ADF STAFF
Having overfished its own waters, China is sending its heavily subsidized industrial and semi-industrial trawlers to fisheries near Africa, Australia, Indonesia, the Korean peninsula, the Philippines and South America.
In these places, Chinese ships frequently sail into exclusive economic zones, illegally catch tons of fish meant for local consumption and damage the ecosystems that help fish survive.
In the Indo-Pacific region, for example, China is responsible for 95% of all illegal fishing. This year, leaders from Australia, India, Japan and the United States launched an initiative aimed at curbing China’s illegal fishing in the region. The plan is to use satellite technology to develop a tracking system for vessels suspected of illegal fishing.
“China has become the world’s largest perpetrator of illegal fishing,” Charles Edel, Australia chair of the Center for Strategic and International Studies, told the Financial Times. “They have drastically depleted global fish stocks and undermined traditional livelihoods of many countries, so any steps taken to track, identify and curb such activity would have environmental and security benefits for the region.”
China commands the world’s largest distant-water fishing fleet and is the world’s worst illegal, unreported and unregulated (IUU) fishing offender, according to the IUU Fishing Index. Of the top 10 companies engaged in illegal fishing globally, eight are from China.
Near the Galápagos Islands, off the coast of Ecuador, almost 300 Chinese trawlers were counted fishing, accounting for 99% of the fishing near the islands, the conservation group Oceana reported in 2020.

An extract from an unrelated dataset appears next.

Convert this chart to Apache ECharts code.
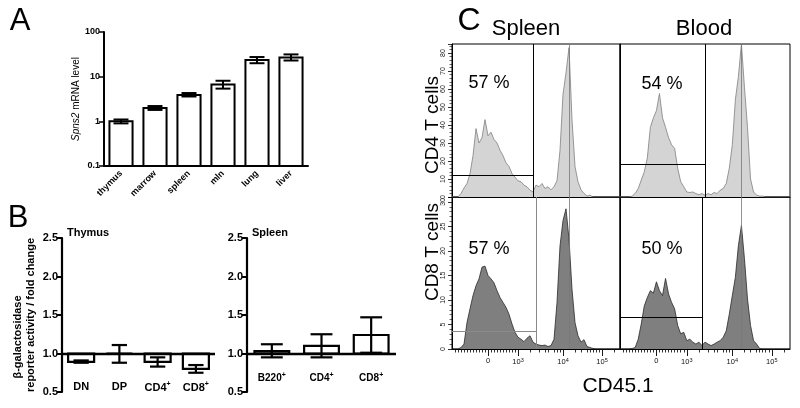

“Our sea can’t handle this pressure anymore,” Alberto Andrade, a fisherman from the Galápagos Islands, told the The New York Times. “The industrial fleets are razing the stocks, and we are afraid that in the future there will be no more fishery. Not even the pandemic stopped them.”
Andrade’s fears are well founded, as nearly 90% of the world’s marine fish stocks now are fully exploited, overexploited or depleted.
Targeting Africa
Illegal fishing is driving fish stocks in parts of Africa to the brink of collapse.
In Ghana, for example, small pelagic fish populations, such as sardinella, have dropped 80% in the past two decades. One species, sardinella aurita, is fully collapsed, according to the Environmental Justice Foundation.
A 2022 report by the Financial Transparency Coalition found that nearly half of the world’s industrial and semi-industrial trawlers involved in illegal fishing operate in Africa. West Africa, the world’s epicenter for IUU fishing, attracts 40% of the world’s illegal trawlers. IUU fishing costs the continent up to $11.49 billion annually.
The majority of illegal fishing vessels in Africa are Chinese, but it’s not always easy to identify a vessel’s beneficial owner.
In Ghana, 90% of registered fishing vessels are Ghanaian on paper, but actually are owned by Chinese companies.
That is a process known as “flagging in,” meaning that foreign companies use and abuse local rules to flag a foreign-owned and operated fishing vessel into an African registry and fish in local waters. It helps a vessel’s owners dodge financial charges and other regulations. There is little oversight of the online open registries.